**DO THIS**
Leave out every picture, then transcribe the rest of the listing exactly.

**INFORMATION SUPPLIED**
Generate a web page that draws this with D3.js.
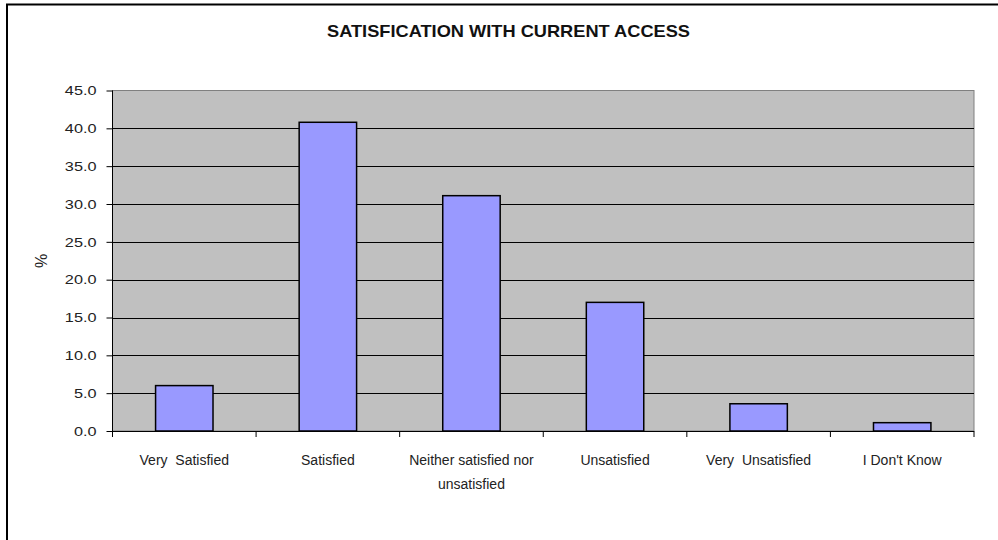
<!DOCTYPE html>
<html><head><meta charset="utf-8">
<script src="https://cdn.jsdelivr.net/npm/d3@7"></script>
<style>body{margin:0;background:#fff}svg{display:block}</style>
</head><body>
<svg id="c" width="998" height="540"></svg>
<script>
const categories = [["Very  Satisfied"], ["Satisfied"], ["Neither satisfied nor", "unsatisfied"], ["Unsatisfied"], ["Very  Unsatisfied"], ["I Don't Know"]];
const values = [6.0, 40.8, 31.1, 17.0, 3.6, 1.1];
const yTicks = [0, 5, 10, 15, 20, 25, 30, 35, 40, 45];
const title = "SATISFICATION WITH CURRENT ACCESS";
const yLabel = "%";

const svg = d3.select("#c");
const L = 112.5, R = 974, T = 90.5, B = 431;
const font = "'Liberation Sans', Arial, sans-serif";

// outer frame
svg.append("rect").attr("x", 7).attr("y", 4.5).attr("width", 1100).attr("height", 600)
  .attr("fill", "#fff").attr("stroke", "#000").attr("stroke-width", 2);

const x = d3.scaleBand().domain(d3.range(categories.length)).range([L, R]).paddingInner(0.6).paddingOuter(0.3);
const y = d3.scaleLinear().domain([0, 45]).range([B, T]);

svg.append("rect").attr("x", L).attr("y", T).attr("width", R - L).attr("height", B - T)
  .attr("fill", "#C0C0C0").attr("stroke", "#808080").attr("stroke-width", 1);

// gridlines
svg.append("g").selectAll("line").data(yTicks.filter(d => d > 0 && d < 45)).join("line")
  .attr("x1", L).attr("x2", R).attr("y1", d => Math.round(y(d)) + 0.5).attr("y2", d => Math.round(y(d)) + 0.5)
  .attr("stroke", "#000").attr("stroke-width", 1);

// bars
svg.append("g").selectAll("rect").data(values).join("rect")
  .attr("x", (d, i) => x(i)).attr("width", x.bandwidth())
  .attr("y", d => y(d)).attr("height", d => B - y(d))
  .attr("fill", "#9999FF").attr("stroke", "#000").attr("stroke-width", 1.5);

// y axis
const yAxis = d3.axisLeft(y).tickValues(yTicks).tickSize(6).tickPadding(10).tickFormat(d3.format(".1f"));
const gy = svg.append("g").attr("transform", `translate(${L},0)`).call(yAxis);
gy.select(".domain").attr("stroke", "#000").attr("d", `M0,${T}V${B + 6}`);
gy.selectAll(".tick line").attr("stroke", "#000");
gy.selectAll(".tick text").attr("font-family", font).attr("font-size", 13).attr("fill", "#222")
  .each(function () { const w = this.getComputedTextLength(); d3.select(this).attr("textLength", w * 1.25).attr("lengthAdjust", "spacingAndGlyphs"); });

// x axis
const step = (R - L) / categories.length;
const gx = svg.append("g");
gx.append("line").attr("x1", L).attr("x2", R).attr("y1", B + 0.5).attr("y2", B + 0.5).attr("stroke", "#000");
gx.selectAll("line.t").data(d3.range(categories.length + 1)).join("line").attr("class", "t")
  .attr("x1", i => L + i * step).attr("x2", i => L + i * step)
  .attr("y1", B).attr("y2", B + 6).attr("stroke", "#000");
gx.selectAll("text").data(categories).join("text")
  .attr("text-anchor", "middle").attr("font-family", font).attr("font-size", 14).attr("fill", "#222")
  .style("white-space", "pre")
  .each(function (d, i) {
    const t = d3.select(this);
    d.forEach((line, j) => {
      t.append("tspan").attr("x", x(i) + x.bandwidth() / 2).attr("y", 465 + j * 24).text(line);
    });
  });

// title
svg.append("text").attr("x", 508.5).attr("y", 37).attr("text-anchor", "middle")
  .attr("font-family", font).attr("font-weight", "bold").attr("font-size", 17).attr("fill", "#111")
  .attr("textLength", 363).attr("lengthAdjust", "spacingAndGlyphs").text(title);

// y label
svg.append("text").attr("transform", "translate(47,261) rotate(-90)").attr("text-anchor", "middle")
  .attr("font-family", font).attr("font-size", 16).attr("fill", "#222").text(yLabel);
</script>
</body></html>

**EXERCISE OUTPUT**
Generate a web page that draws this with D3.js.
<!DOCTYPE html>
<html><head><meta charset="utf-8">
<script src="https://cdn.jsdelivr.net/npm/d3@7"></script>
<style>body{margin:0;background:#fff}svg{display:block}</style>
</head><body>
<svg id="c" width="998" height="540"></svg>
<script>
const categories = [["Very  Satisfied"], ["Satisfied"], ["Neither satisfied nor", "unsatisfied"], ["Unsatisfied"], ["Very  Unsatisfied"], ["I Don't Know"]];
const values = [6.0, 40.8, 31.1, 17.0, 3.6, 1.1];
const yTicks = [0, 5, 10, 15, 20, 25, 30, 35, 40, 45];
const title = "SATISFICATION WITH CURRENT ACCESS";
const yLabel = "%";

const svg = d3.select("#c");
const L = 112.5, R = 974, T = 90.5, B = 431;
const font = "'Liberation Sans', Arial, sans-serif";

// outer frame
svg.append("rect").attr("x", 7).attr("y", 4.5).attr("width", 1100).attr("height", 600)
  .attr("fill", "#fff").attr("stroke", "#000").attr("stroke-width", 2);

const x = d3.scaleBand().domain(d3.range(categories.length)).range([L, R]).paddingInner(0.6).paddingOuter(0.3);
const y = d3.scaleLinear().domain([0, 45]).range([B, T]);

svg.append("rect").attr("x", L).attr("y", T).attr("width", R - L).attr("height", B - T)
  .attr("fill", "#C0C0C0").attr("stroke", "#808080").attr("stroke-width", 1);

// gridlines
svg.append("g").selectAll("line").data(yTicks.filter(d => d > 0 && d < 45)).join("line")
  .attr("x1", L).attr("x2", R).attr("y1", d => Math.round(y(d)) + 0.5).attr("y2", d => Math.round(y(d)) + 0.5)
  .attr("stroke", "#000").attr("stroke-width", 1);

// bars
svg.append("g").selectAll("rect").data(values).join("rect")
  .attr("x", (d, i) => x(i)).attr("width", x.bandwidth())
  .attr("y", d => y(d)).attr("height", d => B - y(d))
  .attr("fill", "#9999FF").attr("stroke", "#000").attr("stroke-width", 1.5);

// y axis
const yAxis = d3.axisLeft(y).tickValues(yTicks).tickSize(6).tickPadding(10).tickFormat(d3.format(".1f"));
const gy = svg.append("g").attr("transform", `translate(${L},0)`).call(yAxis);
gy.select(".domain").attr("stroke", "#000").attr("d", `M0,${T}V${B + 6}`);
gy.selectAll(".tick line").attr("stroke", "#000");
gy.selectAll(".tick text").attr("font-family", font).attr("font-size", 13).attr("fill", "#222")
  .each(function () { const w = this.getComputedTextLength(); d3.select(this).attr("textLength", w * 1.25).attr("lengthAdjust", "spacingAndGlyphs"); });

// x axis
const step = (R - L) / categories.length;
const gx = svg.append("g");
gx.append("line").attr("x1", L).attr("x2", R).attr("y1", B + 0.5).attr("y2", B + 0.5).attr("stroke", "#000");
gx.selectAll("line.t").data(d3.range(categories.length + 1)).join("line").attr("class", "t")
  .attr("x1", i => L + i * step).attr("x2", i => L + i * step)
  .attr("y1", B).attr("y2", B + 6).attr("stroke", "#000");
gx.selectAll("text").data(categories).join("text")
  .attr("text-anchor", "middle").attr("font-family", font).attr("font-size", 14).attr("fill", "#222")
  .style("white-space", "pre")
  .each(function (d, i) {
    const t = d3.select(this);
    d.forEach((line, j) => {
      t.append("tspan").attr("x", x(i) + x.bandwidth() / 2).attr("y", 465 + j * 24).text(line);
    });
  });

// title
svg.append("text").attr("x", 508.5).attr("y", 37).attr("text-anchor", "middle")
  .attr("font-family", font).attr("font-weight", "bold").attr("font-size", 17).attr("fill", "#111")
  .attr("textLength", 363).attr("lengthAdjust", "spacingAndGlyphs").text(title);

// y label
svg.append("text").attr("transform", "translate(47,261) rotate(-90)").attr("text-anchor", "middle")
  .attr("font-family", font).attr("font-size", 16).attr("fill", "#222").text(yLabel);
</script>
</body></html>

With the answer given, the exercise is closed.